Question

7. If
$\alpha and \beta$
are the zeros of the quadratic polynomial f(x) = x²– px + q then find the value of
(i)
${ \alpha }^{2} + { \beta }^{2}$

(ii)
$\binom{1}{ \alpha } + \binom{1}{ \beta }$
​

Answer 1

Answer:-

Given Polynomial: x² - px + q

Let, a = 1 ; b = - p and c = q.

We know that,

Sum of the zeroes = - b/a

$\sf \implies \: \alpha + \beta = \frac{ - ( - p)}{1} \\ \\ \implies \sf \large{\alpha + \beta = p \: \: - \: \: equation \: - \: (1)}$

And,

Product of the zeroes = c/a

$\sf \:\implies \large{ \alpha \beta = \frac{q}{1} \: \: - \: \: equation \: - \: (2)}$

We have to find:

$\sf 1) \: \large{\alpha ^ 2 + \beta ^ 2}$

We know that,

(a + b)² = a² + b² + 2ab

→ a² + b² = (a + b)² - 2ab

Hence,

$\sf \implies \alpha^2 + \beta^2 = {(\alpha + \beta)}^{2} - 2\alpha \beta$

Putting the values from equation (1) & (2) we get,

$\sf \implies \alpha ^ 2 + \beta^2 = {(p)}^{2} - 2(q) \\ \\ \sf \implies \large\red{{\alpha^2 + \beta^2 ={ p}^{2 }- 2q}}$

$\sf 2) \: \large{\frac{1}{\alpha} + \frac{1}{\beta}}$

Taking LCM we get,

$\sf \implies \frac{\beta + \alpha}{\alpha\beta}$

Putting the values we get,

$\sf \implies \large\red{ { \frac{p}{q} }}$

Answer 2

$\large\mathcal{\underbrace{\red{SOLUTION:-}}}$

GIVEN :-

• $\rm{\red{\alpha}\:and\:\red{\beta}}$ are the zero of the quadratic polynomial f(x) .

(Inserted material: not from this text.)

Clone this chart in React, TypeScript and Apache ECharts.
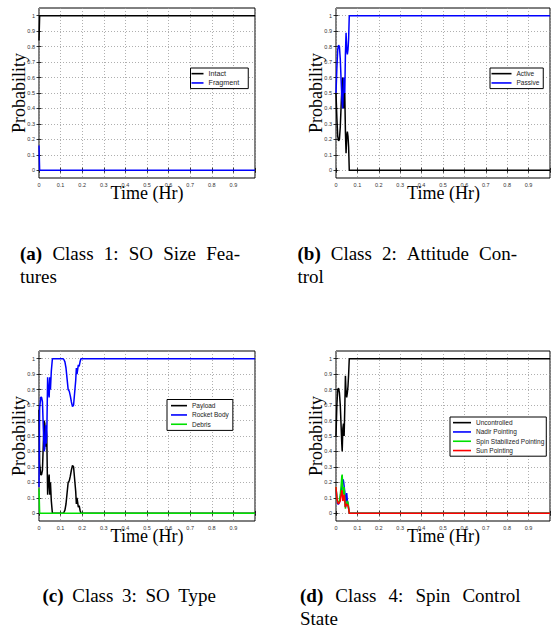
import React, { useEffect, useRef } from "react";
import * as echarts from "echarts";

// ---------- data ----------
const yTicks = [0, 0.1, 0.2, 0.3, 0.4, 0.5, 0.6, 0.7, 0.8, 0.9, 1];

// (a) Class 1: SO Size Features
const timeA = [0, 0.003, 1];
const intact = [0.84, 1, 1];
const fragment = [0.16, 0, 0];

// (b) Class 2: Attitude Control
const timeB = [0, 0.004, 0.008, 0.012, 0.016, 0.02, 0.024, 0.028, 0.031, 0.034, 0.036, 0.038, 0.041, 0.044, 0.047, 0.05, 0.053, 0.056, 0.059, 0.062, 1];
const active = [0.5, 0.34, 0.22, 0.19, 0.2, 0.28, 0.42, 0.55, 0.6, 0.48, 0.4, 0.48, 0.5, 0.25, 0.11, 0.22, 0.25, 0.22, 0.15, 0, 0];
const passive = [0.5, 0.66, 0.78, 0.81, 0.8, 0.72, 0.58, 0.45, 0.4, 0.52, 0.6, 0.52, 0.5, 0.75, 0.89, 0.78, 0.75, 0.78, 0.85, 1, 1];

// (c) Class 3: SO Type
const timeC = [0, 0.003, 0.008, 0.012, 0.016, 0.02, 0.024, 0.027, 0.03, 0.033, 0.036, 0.04, 0.043, 0.047, 0.05, 0.053, 0.057, 0.062, 0.11, 0.115, 0.12, 0.125, 0.13, 0.135, 0.14, 0.145, 0.15, 0.155, 0.16, 0.165, 0.17, 0.173, 0.176, 0.179, 0.182, 0.186, 0.19, 0.194, 1];
const payload = [0.67, 0.32, 0.25, 0.25, 0.28, 0.45, 0.6, 0.58, 0.43, 0.55, 0.5, 0.12, 0.2, 0.25, 0.12, 0.2, 0.08, 0, 0, 0.005, 0.02, 0.06, 0.13, 0.2, 0.21, 0.24, 0.28, 0.31, 0.3, 0.22, 0.14, 0.06, 0.1, 0.07, 0.04, 0.05, 0.02, 0, 0];
const rocketBody = [0.17, 0.68, 0.75, 0.75, 0.72, 0.55, 0.4, 0.42, 0.57, 0.45, 0.5, 0.88, 0.8, 0.75, 0.88, 0.8, 0.92, 1, 1, 0.995, 0.98, 0.94, 0.87, 0.8, 0.79, 0.76, 0.72, 0.69, 0.7, 0.78, 0.86, 0.94, 0.9, 0.93, 0.96, 0.95, 0.98, 1, 1];
const timeDebris = [0, 0.003, 1];
const debris = [0.16, 0, 0];

// (d) Class 4: Spin Control State
const timeD = [0, 0.004, 0.008, 0.012, 0.016, 0.02, 0.024, 0.027, 0.029, 0.032, 0.035, 0.038, 0.041, 0.044, 0.047, 0.05, 0.053, 0.056, 0.059, 0.062, 1];
const uncontrolled = [0.5, 0.7, 0.8, 0.81, 0.78, 0.7, 0.56, 0.45, 0.4, 0.55, 0.58, 0.5, 0.68, 0.89, 0.78, 0.75, 0.78, 0.82, 0.9, 1, 1];
const nadir = [0.16, 0.1, 0.06, 0.06, 0.07, 0.1, 0.14, 0.16, 0.21, 0.22, 0.21, 0.21, 0.14, 0.04, 0.1, 0.13, 0.08, 0.06, 0.03, 0, 0];
const spinStab = [0.17, 0.1, 0.07, 0.07, 0.08, 0.12, 0.18, 0.24, 0.25, 0.15, 0.12, 0.17, 0.1, 0.03, 0.07, 0.06, 0.08, 0.07, 0.04, 0, 0];
const sun = [0.17, 0.1, 0.07, 0.06, 0.07, 0.08, 0.12, 0.15, 0.14, 0.08, 0.09, 0.12, 0.08, 0.04, 0.05, 0.06, 0.06, 0.05, 0.03, 0, 0];

// captions
const captionA1 = ["(a)", "Class", "1:", "SO", "Size", "Fea-"];
const captionA2 = ["tures"];
const captionB1 = ["(b)", "Class", "2:", "Attitude", "Con-"];
const captionB2 = ["trol"];
const captionC1 = ["(c)", "Class", "3:", "SO", "Type"];
const captionD1 = ["(d)", "Class", "4:", "Spin", "Control"];
const captionD2 = ["State"];

const xTitle = "Time (Hr)";
const yTitle = "Probability";

// ---------- layout ----------
const grids = [
  { left: 39, top: 8, width: 216, height: 170 },
  { left: 336, top: 8, width: 215, height: 170 },
  { left: 39, top: 351, width: 216, height: 170 },
  { left: 336, top: 351, width: 215, height: 170 },
];

const BLACK = "#000000";
const BLUE = "#0000ff";
const GREEN = "#00e000";
const RED = "#ff0000";

const pairs = (t: number[], v: number[]) => t.map((x, i) => [x, v[i]]);

const panels = [
  {
    series: [
      { name: "Intact", t: timeA, v: intact, color: BLACK },
      { name: "Fragment", t: timeA, v: fragment, color: BLUE },
    ],
    legend: { left: 190.5, top: 68, itemWidth: 12, padding: [1, 9, 1, 1], fontSize: 7.2 },
  },
  {
    series: [
      { name: "Active", t: timeB, v: active, color: BLACK },
      { name: "Passive", t: timeB, v: passive, color: BLUE },
    ],
    legend: { left: 490, top: 68, itemWidth: 20, padding: [1, 4, 1, 1.5], fontSize: 6.5 },
  },
  {
    series: [
      { name: "Payload", t: timeC, v: payload, color: BLACK },
      { name: "Rocket Body", t: timeC, v: rocketBody, color: BLUE },
      { name: "Debris", t: timeDebris, v: debris, color: GREEN },
    ],
    legend: { left: 167, top: 399.5, itemWidth: 16, padding: [1.5, 4, 1.5, 4], fontSize: 6.5 },
  },
  {
    series: [
      { name: "Uncontrolled", t: timeD, v: uncontrolled, color: BLACK },
      { name: "Nadir Pointing", t: timeD, v: nadir, color: BLUE },
      { name: "Spin Stabilized Pointing", t: timeD, v: spinStab, color: GREEN },
      { name: "Sun Pointing", t: timeD, v: sun, color: RED },
    ],
    legend: { left: 450, top: 417, itemWidth: 18, padding: [1, 2, 1, 3], fontSize: 6.5 },
  },
];

const captions = [
  { words: captionA1, x0: 20, x1: 240, y: 253, justify: true },
  { words: captionA2, x0: 20, x1: 240, y: 276.5, justify: false },
  { words: captionB1, x0: 297.5, x1: 517, y: 253, justify: true },
  { words: captionB2, x0: 297.5, x1: 517, y: 276.5, justify: false },
  { words: captionC1, x0: 42.5, x1: 216, y: 595, justify: true },
  { words: captionD1, x0: 300, x1: 520.5, y: 595, justify: true },
  { words: captionD2, x0: 300, x1: 520.5, y: 618, justify: false },
];

const CAP_SIZE = 19;
const SERIF = '"Liberation Serif", "Times New Roman", serif';
const SANS = '"Liberation Sans", Arial, Helvetica, sans-serif';

function captionElements() {
  const canvas = document.createElement("canvas");
  const ctx = canvas.getContext("2d")!;
  const els: any[] = [];
  captions.forEach((c) => {
    const widths = c.words.map((w, i) => {
      const bold = /^\(.\)$/.test(w) && i === 0;
      ctx.font = `${bold ? "bold " : ""}${CAP_SIZE}px ${SERIF}`;
      return ctx.measureText(w).width;
    });
    const total = widths.reduce((a, b) => a + b, 0);
    const n = c.words.length;
    const gap = c.justify && n > 1 ? (c.x1 - c.x0 - total) / (n - 1) : 0;
    let x = c.x0;
    c.words.forEach((w, i) => {
      const bold = /^\(.\)$/.test(w) && i === 0;
      els.push({
        type: "text",
        x,
        y: c.y,
        silent: true,
        style: {
          text: w,
          font: `${bold ? "bold " : ""}${CAP_SIZE}px ${SERIF}`,
          fill: "#000",
          align: "left",
          verticalAlign: "middle",
        },
      });
      x += widths[i] + gap;
    });
  });
  return els;
}

export default function App() {
  const ref = useRef<HTMLDivElement>(null);

  useEffect(() => {
    if (!ref.current) return;
    const chart = echarts.init(ref.current, undefined, { renderer: "svg" });

    const tickStyle = { inside: true, length: 2.5, lineStyle: { color: "#000", width: 0.8 } };
    const splitStyle = { show: true, lineStyle: { color: "#9a9a9a", type: [1, 2] as any, width: 0.8 } };

    const xAxis: any[] = [];
    const yAxis: any[] = [];
    const series: any[] = [];
    const legend: any[] = [];
    const graphic: any[] = [];

    grids.forEach((g, i) => {
      xAxis.push({
        type: "value",
        gridIndex: i,
        min: 0,
        max: 1,
        interval: 0.1,
        axisLine: { show: false },
        axisTick: tickStyle,
        axisLabel: {
          fontSize: 5.5,
          color: "#333",
          fontFamily: SANS,
          margin: 4,
          formatter: (v: number) => (v > 0.95 ? "" : String(Math.round(v * 10) / 10)),
        },
        splitLine: splitStyle,
      });
      xAxis.push({
        type: "value",
        gridIndex: i,
        position: "top",
        min: 0,
        max: 1,
        interval: 0.1,
        axisLine: { show: false },
        axisTick: tickStyle,
        axisLabel: { show: false },
        splitLine: { show: false },
      });
      yAxis.push({
        type: "value",
        gridIndex: i,
        min: -0.05,
        max: 1.05,
        axisLine: { show: false },
        axisTick: { ...tickStyle, customValues: yTicks },
        axisLabel: {
          customValues: yTicks,
          fontSize: 5.5,
          color: "#333",
          fontFamily: SANS,
          margin: 4,
          formatter: (v: number) => String(Math.round(v * 10) / 10),
        },
        splitLine: splitStyle,
      });
      yAxis.push({
        type: "value",
        gridIndex: i,
        position: "right",
        min: -0.05,
        max: 1.05,
        axisLine: { show: false },
        axisTick: { ...tickStyle, customValues: yTicks },
        axisLabel: { show: false },
        splitLine: { show: false },
      });

      const p = panels[i];
      p.series.forEach((s) => {
        series.push({
          type: "line",
          name: s.name,
          xAxisIndex: 2 * i,
          yAxisIndex: 2 * i,
          data: pairs(s.t, s.v),
          symbol: "none",
          showSymbol: false,
          lineStyle: { color: s.color, width: 1.5 },
          itemStyle: { color: s.color },
          silent: true,
        });
      });
      legend.push({
        orient: "vertical",
        left: p.legend.left,
        top: p.legend.top,
        data: p.series.map((s) => s.name),
        icon: "rect",
        borderColor: "#000",
        borderWidth: 1,
        backgroundColor: "#fff",
        padding: p.legend.padding,
        itemGap: 0,
        itemWidth: p.legend.itemWidth,
        itemHeight: 1.6,
        selectedMode: false,
        textStyle: { fontSize: p.legend.fontSize, fontFamily: SANS, color: "#222", lineHeight: 9.3 },
      });

      graphic.push({
        type: "text",
        x: g.left + g.width / 2,
        y: g.top + g.height + 15,
        silent: true,
        style: { text: xTitle, font: `18px ${SERIF}`, fill: "#000", align: "center", verticalAlign: "middle" },
      });
      graphic.push({
        type: "text",
        x: g.left - 20.5,
        y: g.top + g.height / 2,
        rotation: Math.PI / 2,
        silent: true,
        style: { text: yTitle, font: `18px ${SERIF}`, fill: "#000", align: "center", verticalAlign: "middle" },
      });
    });

    graphic.push(...captionElements());

    chart.setOption({
      animation: false,
      backgroundColor: "#fff",
      grid: grids.map((g) => ({ ...g, show: true, borderColor: "#000", borderWidth: 1, backgroundColor: "transparent", containLabel: false })),
      xAxis,
      yAxis,
      legend,
      series,
      graphic,
    });

    return () => chart.dispose();
  }, []);

  return <div ref={ref} style={{ position: "absolute", left: 0, top: 0, width: 553, height: 628 }} />;
}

• where, f(x) = x² - px + q .

CONCEPT :-

✍️ If, two zeros of a quadratic polynomial are given, then

$\checkmark\:\rm{\boxed{Sum\:of\:the\:zeros\:=\:\dfrac{-(coefficient\:of\:x)}{coefficient\:of\:x^2}\:}}$

$\checkmark\:\rm{\boxed{Product\:of\:zeros\:=\:\dfrac{constant\:term}{coefficient\:of\:x^2}\:}}$

CALCULATION :-

✴️ Here,

• coefficient of ‘x²’ = 1

• coefficient of ‘x’ = -p

• constant term = q

$\longrightarrow\:\rm{\boxed{\alpha\:+\:\beta\:=\:\dfrac{-(-\:p)}{1}\:=\:p\:}}$

$\longrightarrow\:\rm{\boxed{\alpha\:\beta\:=\:\dfrac{q}{1}\:=\:q\:}}$

[1] $\rm{{(\alpha\:+\:\beta)}^2\:=\:{\alpha}^2\:+\:{\beta}^2\:+\:2\:\alpha\:\beta\:}$

$\rm{\implies\:{\alpha}^2\:+\:{\beta}^2\:=\:(\alpha\:+\:\beta)^2\:-\:2\:\alpha\:\beta\:}$

$\rm{\implies\:{\alpha}^2\:+\:{\beta}^2\:=\:(p)^2\:-\:2\times{q}\:}$

$\bigstar\:\rm{\purple{\boxed{\implies\:{\alpha}^2\:+\:{\beta}^2\:=\:p^2\:-\:2q\:}}}$

[2] $\rm{\dfrac{1}{\alpha}\:+\:\dfrac{1}{\beta}\:}$

$\rm{\implies\:\dfrac{\beta\:+\:\alpha}{\alpha\:\beta}\:}$

$\rm{\implies\:\dfrac{p}{q}\:}$

$\bigstar\:\rm{\blue{\boxed{\dfrac{1}{\alpha}\:+\:\dfrac{1}{\beta}\:=\:\dfrac{p}{q}\:}}}$